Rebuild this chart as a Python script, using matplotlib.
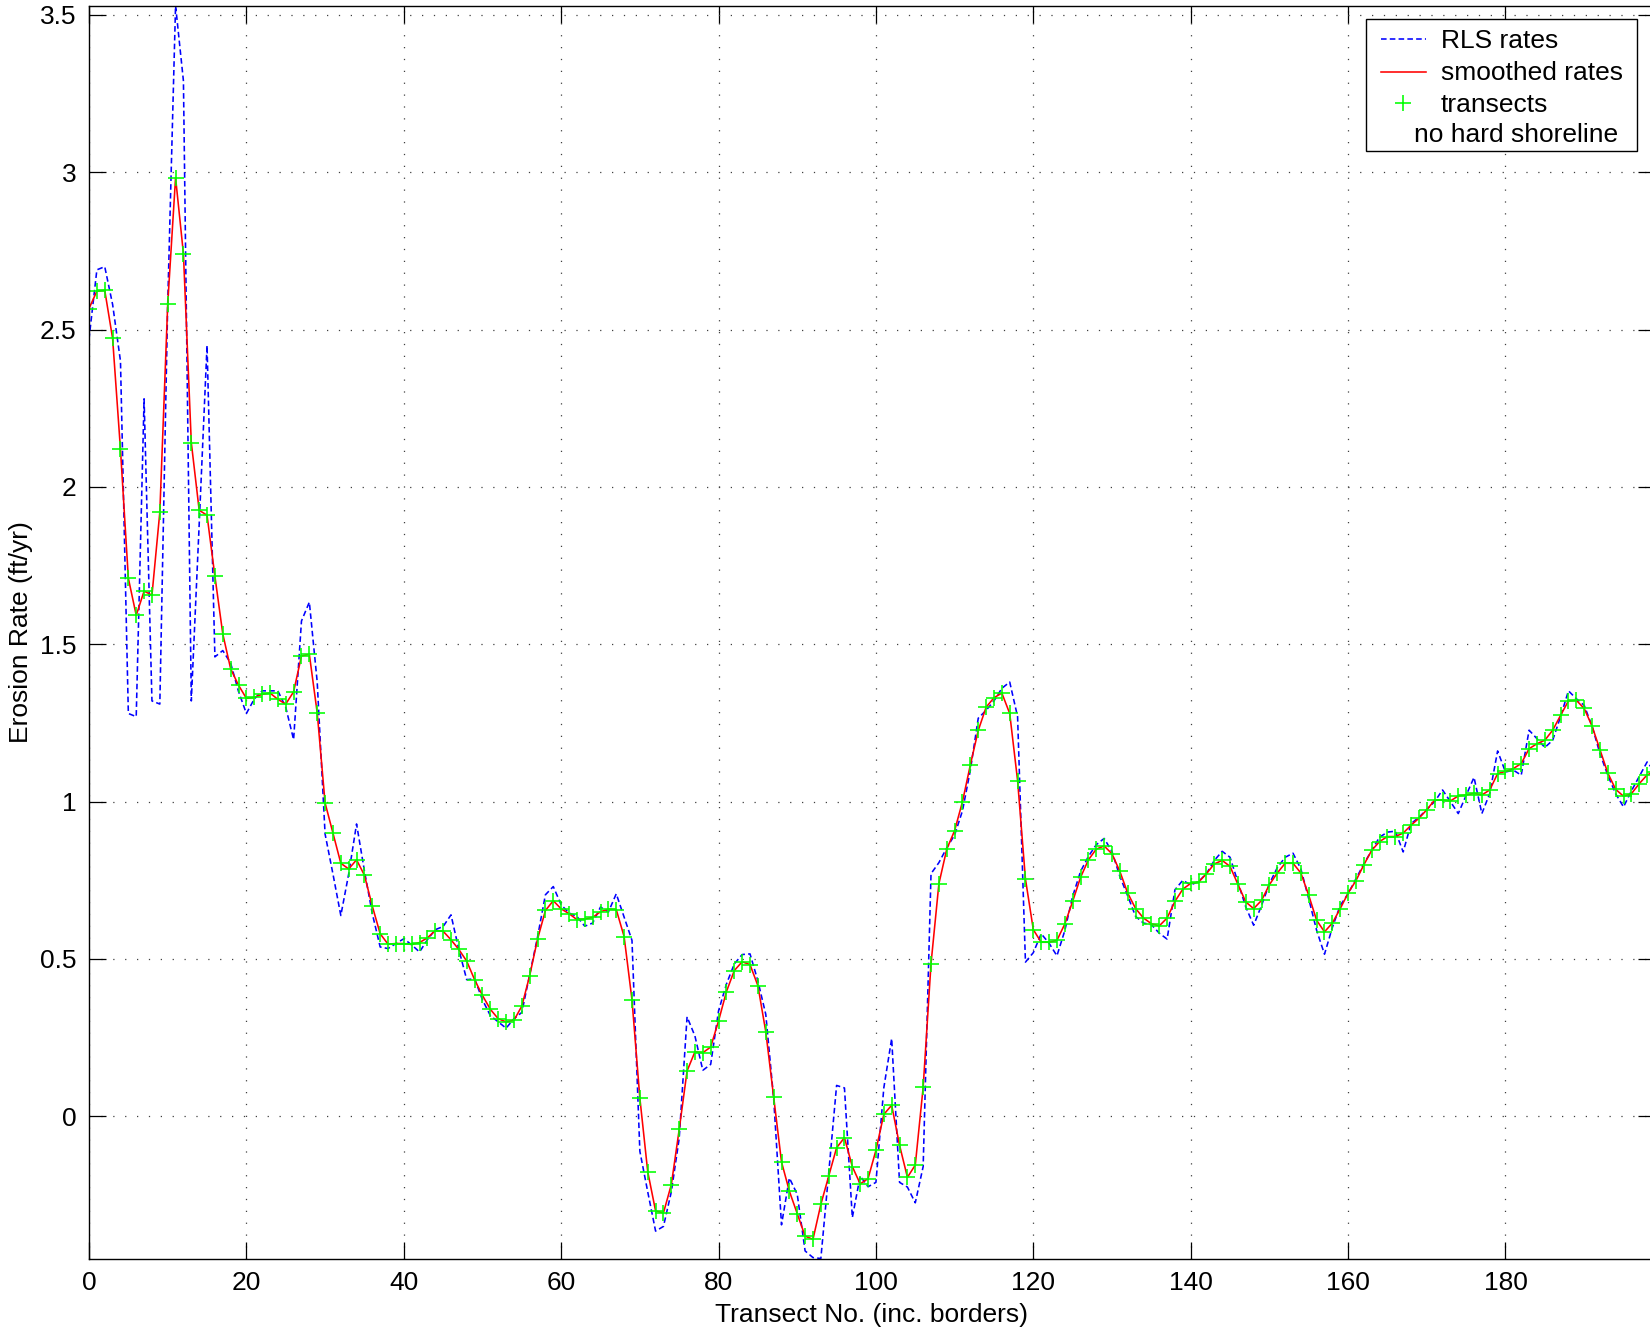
import numpy as np
import matplotlib
matplotlib.use("Agg")
import matplotlib.pyplot as plt
from matplotlib.lines import Line2D
from matplotlib.patches import Rectangle

plt.rcParams["font.family"] = ["Liberation Sans", "DejaVu Sans"]

# RLS erosion rates per transect (ft/yr), transects 0..199
rls_rates = [
    2.47, 2.69, 2.70, 2.58, 2.40, 1.28, 1.27, 2.28, 1.32, 1.31,
    2.58, 3.53, 3.29, 1.32, 1.88, 2.45, 1.46, 1.48, 1.44, 1.35,
    1.28, 1.326, 1.352, 1.352, 1.352, 1.30, 1.197, 1.574, 1.634, 1.38,
    0.897, 0.77, 0.638, 0.77, 0.929, 0.78, 0.644, 0.538, 0.533, 0.549,
    0.564, 0.545, 0.522, 0.561, 0.593, 0.603, 0.640, 0.530, 0.434, 0.437,
    0.370, 0.320, 0.300, 0.280, 0.310, 0.330, 0.450, 0.570, 0.704, 0.730,
    0.672, 0.646, 0.635, 0.604, 0.614, 0.665, 0.649, 0.707, 0.633, 0.559,
    -0.111, -0.240, -0.365, -0.350, -0.240, -0.070, 0.316, 0.255, 0.146, 0.165,
    0.335, 0.420, 0.484, 0.514, 0.516, 0.430, 0.324, 0.058, -0.345, -0.196,
    -0.248, -0.428, -0.449, -0.452, -0.180, 0.098, 0.090, -0.322, -0.190, -0.224,
    -0.210, 0.090, 0.247, -0.210, -0.225, -0.275, -0.160, 0.771, 0.806, 0.853,
    0.894, 0.971, 1.100, 1.265, 1.290, 1.320, 1.360, 1.380, 1.270, 0.490,
    0.520, 0.580, 0.550, 0.510, 0.590, 0.699, 0.778, 0.826, 0.863, 0.883,
    0.841, 0.762, 0.700, 0.635, 0.614, 0.609, 0.582, 0.563, 0.720, 0.750,
    0.735, 0.746, 0.771, 0.813, 0.842, 0.823, 0.744, 0.665, 0.607, 0.670,
    0.739, 0.790, 0.823, 0.836, 0.786, 0.691, 0.591, 0.515, 0.600, 0.670,
    0.707, 0.755, 0.802, 0.845, 0.887, 0.903, 0.906, 0.840, 0.930, 0.950,
    0.975, 1.000, 1.037, 1.000, 0.962, 1.020, 1.077, 0.962, 1.026, 1.161,
    1.094, 1.100, 1.084, 1.227, 1.200, 1.172, 1.195, 1.270, 1.352, 1.327,
    1.306, 1.240, 1.153, 1.084, 1.025, 0.983, 1.034, 1.080, 1.126, 1.094,
]

# smoothed rates (also where the transect markers sit)
smoothed_rates = [
    2.567, 2.622, 2.625, 2.472, 2.119, 1.710, 1.592, 1.669, 1.656, 1.920,
    2.580, 2.983, 2.741, 2.141, 1.926, 1.910, 1.716, 1.533, 1.422, 1.370,
    1.328, 1.331, 1.341, 1.345, 1.325, 1.310, 1.349, 1.463, 1.468, 1.282,
    0.996, 0.900, 0.804, 0.786, 0.815, 0.766, 0.668, 0.580, 0.547, 0.549,
    0.549, 0.546, 0.552, 0.567, 0.590, 0.588, 0.561, 0.530, 0.493, 0.434,
    0.384, 0.340, 0.310, 0.300, 0.305, 0.350, 0.447, 0.563, 0.654, 0.685,
    0.659, 0.644, 0.625, 0.627, 0.632, 0.650, 0.658, 0.657, 0.571, 0.370,
    0.058, -0.176, -0.301, -0.307, -0.217, -0.042, 0.144, 0.205, 0.202, 0.220,
    0.303, 0.396, 0.463, 0.491, 0.482, 0.415, 0.269, 0.061, -0.145, -0.238,
    -0.309, -0.381, -0.391, -0.280, -0.190, -0.100, -0.068, -0.160, -0.215, -0.198,
    -0.108, 0.006, 0.035, -0.092, -0.194, -0.155, 0.092, 0.485, 0.739, 0.849,
    0.908, 1.000, 1.117, 1.226, 1.300, 1.330, 1.345, 1.280, 1.067, 0.754,
    0.593, 0.553, 0.553, 0.559, 0.611, 0.683, 0.759, 0.815, 0.849, 0.859,
    0.834, 0.778, 0.709, 0.660, 0.630, 0.612, 0.605, 0.630, 0.683, 0.722,
    0.740, 0.744, 0.771, 0.802, 0.813, 0.794, 0.737, 0.681, 0.660, 0.686,
    0.736, 0.773, 0.804, 0.804, 0.773, 0.702, 0.623, 0.586, 0.614, 0.660,
    0.709, 0.749, 0.799, 0.845, 0.873, 0.889, 0.889, 0.900, 0.925, 0.947,
    0.974, 1.005, 1.005, 1.002, 1.018, 1.021, 1.026, 1.021, 1.037, 1.089,
    1.096, 1.105, 1.121, 1.168, 1.184, 1.195, 1.227, 1.274, 1.320, 1.322,
    1.296, 1.240, 1.165, 1.091, 1.039, 1.017, 1.025, 1.057, 1.085, 1.095,
]

x_ticks = [0, 20, 40, 60, 80, 100, 120, 140, 160, 180]
y_ticks = [0, 0.5, 1, 1.5, 2, 2.5, 3, 3.5]
y_tick_labels = ["0", "0.5", "1", "1.5", "2", "2.5", "3", "3.5"]
legend_labels = ["RLS rates", "smoothed rates", "transects", "no hard shoreline"]

W, H = 1650, 1332
FS = 19

transect = np.arange(len(rls_rates))

fig = plt.figure(figsize=(W / 100, H / 100), dpi=100)
# axes placed in pixels (left, top) -> (right, bottom); right edge slightly past the figure
left, top, right, bottom = 89, 5.5, 1655, 1258.5
ax = fig.add_axes([left / W, 1 - bottom / H, (right - left) / W, (bottom - top) / H])

ax.plot(transect, rls_rates, color="#0000ff", linestyle=(0, (3.5, 2.0)), lw=1.15)
ax.plot(transect, smoothed_rates, color="#ff0000", lw=1.15)
ax.plot(transect, smoothed_rates, linestyle="none", marker="+", color="#00ff00",
        markersize=11.5, markeredgewidth=1.15)

ax.set_xlim(0, transect[-1])
ax.set_ylim(min(rls_rates), max(rls_rates))
ax.set_xticks(x_ticks)
ax.set_yticks(y_ticks)
ax.set_yticklabels(y_tick_labels)
ax.tick_params(direction="in", top=True, right=True, length=12, width=0.9,
               labelsize=FS, pad=9)
for s in ax.spines.values():
    s.set_linewidth(1.0)
ax.grid(True, color="0.25", linestyle=(0, (1, 8.5)), lw=0.9)

ax.set_xlabel("Transect No. (inc. borders)", fontsize=FS, labelpad=6)
ax.set_ylabel("Erosion Rate (ft/yr)", fontsize=FS, labelpad=5)


def fpx(x, y):
    # pixel position (from top-left) -> figure fraction
    return x / W, 1 - y / H


# legend box drawn by hand to match the MATLAB layout
bx0, by0 = fpx(1366, 151)
bx1, by1 = fpx(1637, 19)
ax.add_artist(Rectangle((bx0, by0), bx1 - bx0, by1 - by0, transform=fig.transFigure,
                        facecolor="white", edgecolor="black", lw=1.0, zorder=10,
                        clip_on=False))
rows = [40.5, 73, 104.5, 135.5]
for y_row, lab in zip(rows[:3], legend_labels[:3]):
    tx, ty = fpx(1441, y_row)
    ax.text(tx, ty, lab, transform=fig.transFigure, fontsize=FS, va="center",
            ha="left", zorder=11)
xa, ya = fpx(1381, rows[0] - 1.5)
xb, _ = fpx(1426, rows[0])
ax.add_artist(Line2D([xa, xb], [ya, ya], transform=fig.transFigure, color="#0000ff",
                     linestyle=(0, (3.5, 2.0)), lw=1.15, zorder=11))
_, yb = fpx(0, rows[1] - 1.5)
ax.add_artist(Line2D([xa, xb], [yb, yb], transform=fig.transFigure, color="#ff0000",
                     lw=1.15, zorder=11))
mx, my = fpx(1403, rows[2] - 1.5)
ax.add_artist(Line2D([mx], [my], transform=fig.transFigure, linestyle="none",
                     marker="+", color="#00ff00", markersize=11.5, markeredgewidth=1.15,
                     zorder=11))
tx, ty = fpx(1414, rows[3])
ax.text(tx, ty, legend_labels[3], transform=fig.transFigure, fontsize=FS,
        va="center", ha="left", zorder=11)

fig.savefig("out.png", dpi=100)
:::
GIVEN REQUEST | Quote, exactly and only, the lines from the first line of the data above through the line containing "from matplotlib.patches import Rectangle". The pictures do not belong in it.

ANSWER |
Rebuild this chart as a Python script, using matplotlib.
import numpy as np
import matplotlib
matplotlib.use("Agg")
import matplotlib.pyplot as plt
from matplotlib.lines import Line2D
from matplotlib.patches import Rectangle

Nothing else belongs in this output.